Part 8 — quickselect (find the kth smallest without fully sorting: avg O(n))

Quicksort's partition tells you the pivot's final sorted index. If that index == k you're done; otherwise recurse into only the side containing k. Recursing one side (not both) gives the recurrence T(n) = T(n/2) + O(n) = O(n) average. Worst O(n²) (same bad-pivot risk as quicksort).

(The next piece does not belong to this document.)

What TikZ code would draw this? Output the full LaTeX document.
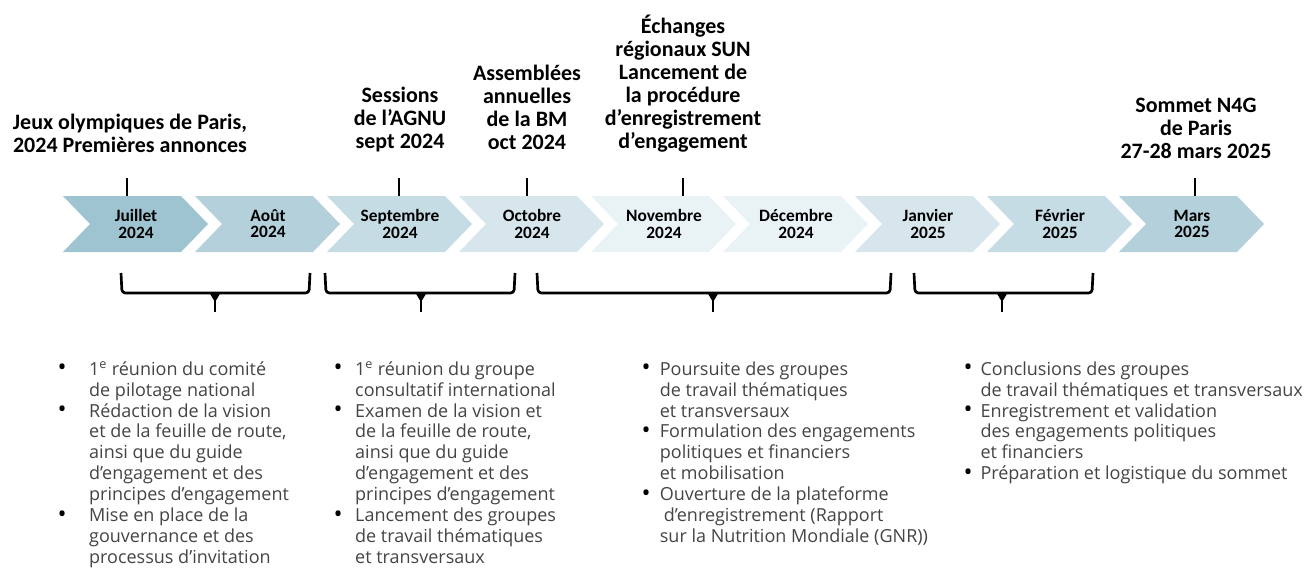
\documentclass[tikz,border=0pt]{standalone}
\usepackage{fontspec}
\setmainfont{Open Sans}
\newfontfamily\titrefont{Carlito}

\definecolor{moisA}{RGB}{158,195,209}
\definecolor{moisB}{RGB}{179,208,219}
\definecolor{moisC}{RGB}{197,220,228}
\definecolor{moisD}{RGB}{214,230,236}
\definecolor{moisE}{RGB}{233,242,245}
\definecolor{texte}{RGB}{68,68,68}

\newcommand\puce{{\color{black}\fontsize{18}{15}\selectfont\raisebox{-0.5pt}{\textbullet}}}

\tikzset{every picture/.style={line width=0.75pt}}
\tikzset{
  mois/.style={font=\titrefont\bfseries\fontsize{13}{12.2}\selectfont, align=center, minimum height=42pt, inner sep=0pt},
  evt/.style={font=\titrefont\bfseries\fontsize{16.5}{17.2}\selectfont, align=center, anchor=south, inner sep=0pt},
  repere/.style={line width=1.2pt},
  accolade/.style={line width=2pt, line join=round, rounded corners=2.5pt},
  liste/.style={font=\fontsize{13.5}{15.7}\selectfont, text=texte, anchor=north west, inner sep=0pt},
}

\begin{document}
\begin{tikzpicture}[x=0.75pt,y=0.75pt,yscale=-1,xscale=1]
\useasboundingbox (0,0) rectangle (1309,568);

%Shape: Chevrons of the months
\foreach \i/\c/\m/\a in {0/moisA/Juillet/2024, 1/moisB/Août/2024, 2/moisC/Septembre/2024, 3/moisD/Octobre/2024, 4/moisE/Novembre/2024, 5/moisE/Décembre/2024, 6/moisD/Janvier/2025, 7/moisC/Février/2025, 8/moisB/Mars/2025}{
  \fill[\c] ({63+\i*132},196) -- ++(118,0) -- ++(27,28) -- ++(-27,28) -- ++(-118,0) -- ++(27,-28) -- cycle;
  \node[mois] (m\i) at ({136+\i*132},224) {\m\\\a};
}

% Text Node
\node[evt] (ev0) at (130,160) {Jeux olympiques de Paris,\\2024 Premières annonces\strut};
% Text Node
\node[evt] (ev1) at (400,156) {Sessions\\de l’AGNU\\sept 2024\strut};
% Text Node
\node[evt] (ev2) at (527,157) {Assemblées\\annuelles\\de la BM\\oct 2024\strut};
% Text Node
\node[evt] (ev3) at (683,156) {Échanges\\régionaux SUN\\Lancement de\\la procédure\\d’enregistrement\\d’engagement\strut};
% Text Node
\node[evt] (ev4) at (1196,166) {Sommet N4G\\de Paris\\27-28 mars 2025\strut};

%Straight Lines: ticks
\coordinate (t0) at (127,178);
\coordinate (t1) at (399,178);
\coordinate (t2) at (527,178);
\coordinate (t3) at (683,178);
\coordinate (t4) at (1195,178);
\draw[repere] (t0) -- (t0 |- m0.north);
\draw[repere] (t1) -- (t1 |- m2.north);
\draw[repere] (t2) -- (t2 |- m3.north);
\draw[repere] (t3) -- (t3 |- m4.north);
\draw[repere] (t4) -- (t4 |- m8.north);

%Shape: Braces
\foreach \g/\c/\d in {121/215/310, 325/421/515, 537/713/891, 914/1002/1093}{
  \draw[accolade] (\g,273) -- ({\g+1},293) -- ({\d-1},293) -- (\d,273);
  \draw[accolade] (\c,293) -- (\c,312);
  \fill ({\c-6},292) -- ({\c+6},292) -- ({\c+1.3},300) -- ({\c-1.3},300) -- cycle;
}

% Text Node
\node[liste] (l0) at (57,360) {\begin{tabular}{@{}l@{\hspace{17pt}}l@{}}
\puce & 1\textsuperscript{e} réunion du comité\\
 & de pilotage national\\
\puce & Rédaction de la vision\\
 & et de la feuille de route,\\
 & ainsi que du guide\\
 & d’engagement et des\\
 & principes d’engagement\\
\puce & Mise en place de la\\
 & gouvernance et des\\
 & processus d’invitation
\end{tabular}};
% Text Node
\node[liste] (l1) at (333,360) {\begin{tabular}{@{}l@{\hspace{9.5pt}}l@{}}
\puce & 1\textsuperscript{e} réunion du groupe\\
 & consultatif international\\
\puce & Examen de la vision et\\
 & de la feuille de route,\\
 & ainsi que du guide\\
 & d’engagement et des\\
 & principes d’engagement\\
\puce & Lancement des groupes\\
 & de travail thématiques\\
 & et transversaux
\end{tabular}};
% Text Node
\node[liste] (l2) at (641,360) {\begin{tabular}{@{}l@{\hspace{7pt}}l@{}}
\puce & Poursuite des groupes\\
 & de travail thématiques\\
 & et transversaux\\
\puce & Formulation des engagements\\
 & politiques et financiers\\
 & et mobilisation\\
\puce & Ouverture de la plateforme\\
 & \hspace{3pt}d’enregistrement (Rapport\\
 & sur la Nutrition Mondiale (GNR))
\end{tabular}};
% Text Node
\node[liste] (l3) at (963,360) {\begin{tabular}{@{}l@{\hspace{6pt}}l@{}}
\puce & Conclusions des groupes\\
 & de travail thématiques et transversaux\\
\puce & Enregistrement et validation\\
 & des engagements politiques\\
 & et financiers\\
\puce & Préparation et logistique du sommet
\end{tabular}};

\end{tikzpicture}
\end{document}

Use it for "kth largest/smallest", "median", or "top-k by value" when you don't need the top-k sorted. k here is 0-indexed: k=0 → smallest.

def quickselect(a: List[int], k: int) -> int:
    if not (0 <= k < len(a)):
        raise IndexError("k out of range")
    a = a[:]
    lo, hi = 0, len(a) - 1
    while True:
        if lo == hi:
            return a[lo]
        pivot = a[(lo + hi) // 2]
        i, j = lo, hi
        while i <= j:  # same partition as quicksort
            while a[i] < pivot:
                i += 1
            while a[j] > pivot:
                j -= 1
            if i <= j:
                a[i], a[j] = a[j], a[i]
                i += 1
                j -= 1
        # Decide which side contains rank k and loop on just that side.
        if k <= j:
            hi = j
        elif k >= i:
            lo = i
        else:
            return a[k]  # k landed in the settled middle → it's the answer

If you need the top-k sorted, a heap is often cleaner. Every classic sort above can be verified by comparing its output against Python's sorted() on a spread of deterministic inputs: empty, single element, sorted, reverse-sorted, duplicates, negatives, and a pseudo-shuffled list.